With its impressive metro rail and road network, and a sound ICT infrastructure in place, the national capital is a perfect case of a metropolis waiting to be converted into a smart city, Yogender Chandolia tells Gautam Debroy of ENN
What is your idea of the applicability of smart city concept in India?
People are moving to cities from the far-flung areas of the country in search of better prospects. So, crowding is a common phenomenon in the cities and various urban infrastructures are under extreme pressure. So, we need an urban planning that can be suitably tweaked to have more out of the fewer available resources. We need smart cities across the country. We don’t have many metro cities like Delhi, Mumbai, Kolkata, Bangalore and Hyderabad with good facilities for urban living. Until and unless we develop smart cities, we won’t be able to accommodate the burgeoning urban population. Running on information and communications technology, smart cities will offer the best facilities to its dwellers.
Even after so many decades of Independence, we have not been able to attain progress in the real sense of the term. We are still haunted by the menace of poverty and population explosion has been plaguing India since the pre-Independence times. It is a sad commentary on the apathetic attitude of the past governments. But we can’t hide behind the poverty veil and ignore the ground realities of the day. The present-day fact remains that there is a continuous influx of people from the far-flung rural areas to the cities in search of better job opportunities and other amenities of life. And, this trend is going to continue even in the days ahead. They need to be accommodated and provided with all the facilities one needs for a quality life. But that is not possible without creation of new cities, possibly smarter ones.
Prime Minister Narendra Modi has been insisting on strengthening urban infrastructures, and developing new cities and satellite towns. Moreover, the government has even made generous allocations for in its very first Budget for the purpose. So, the way forward is developing our existing cities and adding new ones for the neo urban dwellers. We should not forget that this new ambitious lot coming from the rural areas will not just work towards self development, but also make substantial contributions to the economy, as cities are the new economic hub of the country.
Can Delhi be developed into a smart city?
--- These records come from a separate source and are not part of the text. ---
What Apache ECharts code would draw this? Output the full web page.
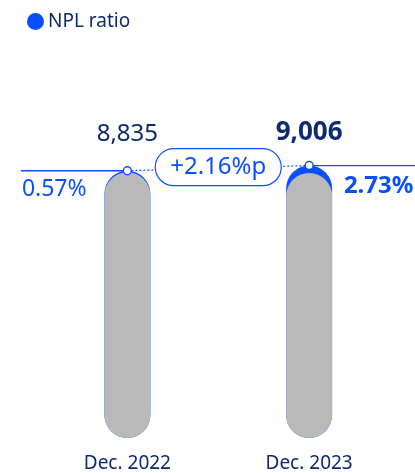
<!DOCTYPE html>
<html><head><meta charset="utf-8">
<script src="https://cdn.jsdelivr.net/npm/echarts@6/dist/echarts.min.js"></script>
<style>html,body{margin:0;padding:0;background:#fff}#c{width:415px;height:473px}</style>
</head><body><div id="c"></div>
<script>
const categories = ['Dec. 2022', 'Dec. 2023'];
const totals = [8835, 9006];
const nplRatio = [0.57, 2.73];
const totalLabels = ['8,835', '9,006'];
const ratioLabels = ['0.57%', '2.73%'];
const changeLabel = '+2.16%p';

const BLUE = '#0a4fff', NAVY = '#0d2a6e', GRAY = '#b9b9b9';
const FONT = '"Noto Sans", sans-serif';
const grayVals = totals.map((t, i) => t * (1 - nplRatio[i] / 100));

const chart = echarts.init(document.getElementById('c'));
chart.setOption({
  animation: false,
  textStyle: { fontFamily: FONT },
  legend: {
    left: 22, top: 7, itemWidth: 15, itemHeight: 15, icon: 'circle',
    textStyle: { fontSize: 19, color: NAVY, fontFamily: FONT },
    data: [{ name: 'NPL ratio', itemStyle: { color: BLUE } }]
  },
  grid: { left: 36.5, right: 15, top: 75, bottom: 35 },
  xAxis: {
    type: 'category', data: categories,
    axisLine: { show: false }, axisTick: { show: false },
    axisLabel: { fontSize: 19, color: NAVY, margin: 16, fontFamily: FONT }
  },
  yAxis: { type: 'value', min: 0, max: 12000, show: false },
  series: [
    {
      type: 'bar', name: 'Total', barWidth: 46,
      itemStyle: { color: BLUE, borderRadius: 23 },
      data: totals.map((v, i) => ({
        value: v,
        label: i === 1 ? { fontWeight: 'bold', fontSize: 26, distance: 20 } : { fontWeight: 'normal', fontSize: 24, distance: 25 }
      })),
      label: {
        show: true, position: 'top', color: NAVY, fontFamily: FONT,
        formatter: p => totalLabels[p.dataIndex]
      }
    },
    {
      type: 'bar', name: 'Gray', barWidth: 46, barGap: '-100%',
      itemStyle: { color: GRAY, borderRadius: 23 },
      data: grayVals
    },
    {
      type: 'line', name: 'NPL ratio', symbol: 'circle', symbolSize: 8,
      itemStyle: { color: '#fff', borderColor: BLUE, borderWidth: 1.5 },
      lineStyle: { color: BLUE, width: 1.2, type: [2, 2] },
      data: totals.map((v, i) => ({
        value: v,
        label: i === 0
          ? { position: 'left', distance: 36, offset: [0, 19], fontWeight: 'normal', fontSize: 23 }
          : { position: 'right', distance: 30, offset: [0, 21], fontWeight: 'bold', fontSize: 24 }
      })),
      label: {
        show: true, color: BLUE, fontFamily: FONT,
        formatter: p => ratioLabels[p.dataIndex]
      },
      z: 5
    }
  ]
});

const p1 = chart.convertToPixel({ seriesIndex: 2 }, [0, totals[0]]);
const p2 = chart.convertToPixel({ seriesIndex: 2 }, [1, totals[1]]);
const mx = (p1[0] + p2[0]) / 2, my = (p1[1] + p2[1]) / 2;
chart.setOption({
  graphic: [
    { type: 'line', z: 1, shape: { x1: 21, y1: p1[1], x2: p1[0], y2: p1[1] }, style: { stroke: BLUE, lineWidth: 1.3 } },
    { type: 'line', z: 1, shape: { x1: p2[0], y1: p2[1], x2: 415, y2: p2[1] }, style: { stroke: BLUE, lineWidth: 1.3 } },
    { type: 'rect', z: 10, shape: { x: mx - 63, y: my - 19.5, width: 126, height: 37, r: 18.5 }, style: { fill: '#fff', stroke: BLUE, lineWidth: 1.2 } },
    { type: 'text', z: 11, x: mx, y: my - 1, style: { text: changeLabel, fill: BLUE, font: '24px "Noto Sans"', align: 'center', verticalAlign: 'middle' } }
  ]
});
</script>
</body></html>
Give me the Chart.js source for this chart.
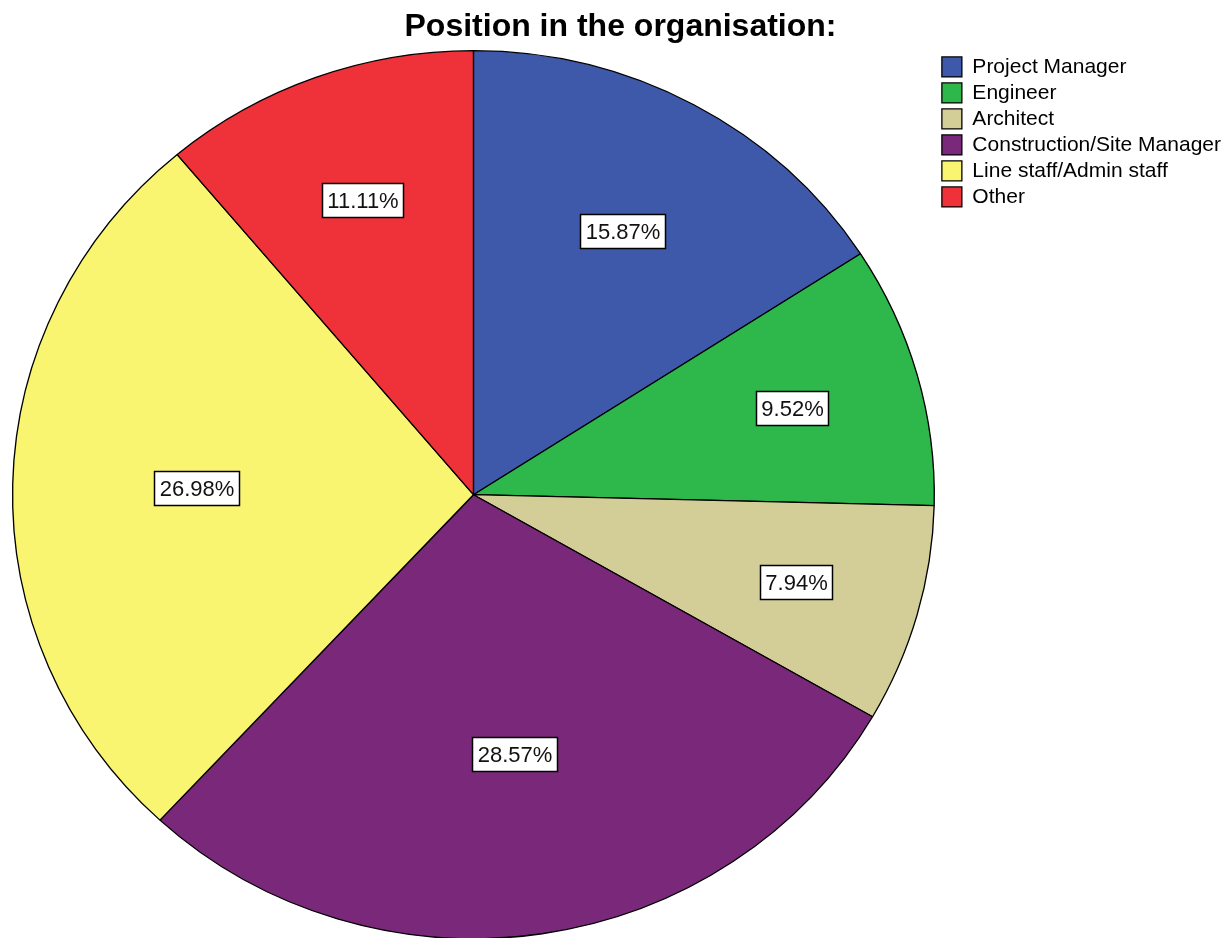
<!DOCTYPE html>
<html>
<head>
<meta charset="utf-8">
<title>Position in the organisation</title>
<script src="https://cdn.jsdelivr.net/npm/chart.js@4.4.1/dist/chart.umd.min.js"></script>
<style>
    html, body { margin: 0; padding: 0; background: #ffffff; }
    #wrap { width: 1231px; height: 938px; position: relative; }
</style>
</head>
<body>
<div id="wrap"><canvas id="positionChart"></canvas></div>
<script>
// Survey answers: share of respondents per position (%)
const positions = ['Project Manager', 'Engineer', 'Architect', 'Construction/Site Manager', 'Line staff/Admin staff', 'Other'];
const percentages = [15.87, 9.52, 7.94, 28.57, 26.98, 11.11];
const sliceColours = ['#3E58AA', '#2EB74A', '#D3CE98', '#7A287A', '#FAF570', '#EF323A'];

const FONT = '"Liberation Sans", Arial, sans-serif';
const STRETCH_X = 1.038; // the pie is a little wider than tall

// Stretch the pie horizontally, then put a boxed % label in each slice
const ovalPie = {
    id: 'ovalPie',
    beforeDatasetsDraw(chart) {
        const arc = chart.getDatasetMeta(0).data[0];
        const ctx = chart.ctx;
        ctx.save();
        ctx.translate(arc.x, arc.y);
        ctx.scale(STRETCH_X, 1);
        ctx.translate(-arc.x, -arc.y);
    },
    afterDatasetsDraw(chart) {
        const ctx = chart.ctx;
        ctx.restore();

        ctx.save();
        ctx.font = '22px ' + FONT;
        ctx.textAlign = 'center';
        ctx.textBaseline = 'middle';
        chart.getDatasetMeta(0).data.forEach(function(arc, i) {
            const p = arc.getProps(['x', 'y', 'startAngle', 'endAngle', 'outerRadius'], true);
            const half = (p.endAngle - p.startAngle) / 2;
            const mid = p.startAngle + half;
            // narrow slices get their label pushed further out
            const d = p.outerRadius * (0.78 - 0.21 * half);
            const lx = p.x + STRETCH_X * d * Math.cos(mid);
            const ly = p.y + d * Math.sin(mid);

            const text = percentages[i].toFixed(2) + '%';
            const w = Math.round(ctx.measureText(text).width + 10);
            const h = 34;
            const bx = Math.round(lx - w / 2) + 0.5;
            const by = Math.round(ly - h / 2) + 0.5;
            ctx.fillStyle = '#ffffff';
            ctx.fillRect(bx, by, w, h);
            ctx.strokeStyle = '#000000';
            ctx.lineWidth = 1.5;
            ctx.strokeRect(bx, by, w, h);
            ctx.fillStyle = '#111111';
            ctx.fillText(text, bx + w / 2, by + h / 2 + 1);
        });
        ctx.restore();
    }
};

const ctx = document.getElementById('positionChart').getContext('2d');
new Chart(ctx, {
    type: 'pie',
    data: {
        labels: positions,
        datasets: [{
            data: percentages,
            backgroundColor: sliceColours,
            borderColor: '#000000',
            borderWidth: 1.3,
            radius: 444
        }]
    },
    options: {
        responsive: true,
        maintainAspectRatio: false,
        animation: false,
        devicePixelRatio: 1,
        layout: {
            padding: { left: 10, right: 0, top: 0, bottom: 0 }
        },
        plugins: {
            title: {
                display: true,
                text: 'Position in the organisation:',
                color: '#000000',
                font: { family: FONT, size: 32, weight: 'bold' },
                padding: { top: 8, bottom: 5 }
            },
            legend: {
                position: 'right',
                align: 'start',
                fullSize: false,
                labels: {
                    color: '#000000',
                    font: { family: FONT, size: 21 },
                    boxWidth: 20,
                    boxHeight: 20,
                    padding: 5
                }
            },
            tooltip: { enabled: false }
        }
    },
    plugins: [ovalPie]
});
</script>
</body>
</html>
O yes, definitely! If we talk about Delhi, metro rail as an efficient mode of mass transport has today become a symbol of smart transport. It is expanding with every passing day. Road network in the capital is also an extremely good one. Then, we have one of the best information and communication technology network. However, due to wrong policies of the past governments, we have not been able to ensure a holistic development of Delhi. If we had had a futuristic vision, the Bus Rapid Transport System (BRTS) would have not been a failure here. All we needed was linking it with other transit hubs like metro and railway stations.
Also, due to haphazard and unplanned regularisation of slums, a number of areas are still awaiting even the basic amenities like water, power, hygiene and medical facilities. All this presents before us a perfect case of a metropolis waiting to be converted into a smart city. In fact, I would like to describe it as an opportunity to raise all sorts of infrastructures rather than crying over the spilt milk.
“The example of Noida and Gurgaon suggests if balanced development takes place across the states, people won’t rush to cities like Mumbai and Delhi in search of opportunities”
PM Modi has also talked about developing city suburbs. How do you look upon the suburbs of Delhi?
Unlike many other suburbs, the NCR region of Noida and Gurgaon are developing really well. These locations are today comparable with New Delhi and other developed cities, and fast turning into IT hubs as well as centres for job opportunities. The example of Noida and Gurgaon is also a pointer to the fact that if balanced development takes place across the states, people would not rush to cities like Mumbai and Delhi in search of opportunities.
Do you think that greater thrust on PPP model can help in development of smart cities?
The Public Private Partnership (PPP) model is a welcome concept on today’s context. In the Kamala Nagar area of Delhi, we have established a parking facility through the PPP model. The private partners used some of the latest technologies to build that parking slot, which is not always the case in a government executed project.
Also, large scale creation of infrastructure calls for massive investments, which is many a time difficult for the government alone to meet. The private sector can bridge that investment gap. The PPP model also brings in the element of greater responsibility and accountability. Perhaps, it was this very thinking that encouraged Finance Minister Arun Jaitley to propose setting up of an institution called ’3P India’ in his maiden Budget with a corpus of ` 500 crore. This will help in mainstreaming public-private partnerships (PPPs) in the smart cities segment, among others.
Elets Technomedia, in association with the eGov magazine is organising a national summit on smart city. Any message from you?
This is a commendable job. Now that the Narendra Modi-led central government has already endorsed the agenda of creating smart cities, offering a platform to all the stakeholders to discuss and find ways to give shape to the vision is a highly laudable effort. I believe in the 3rd Smart City 2014 summit, people from the cross section of society will come together to share their ideas on the urban future of India. In fact, such summits are the need of the hour. My best wishes to the organisers.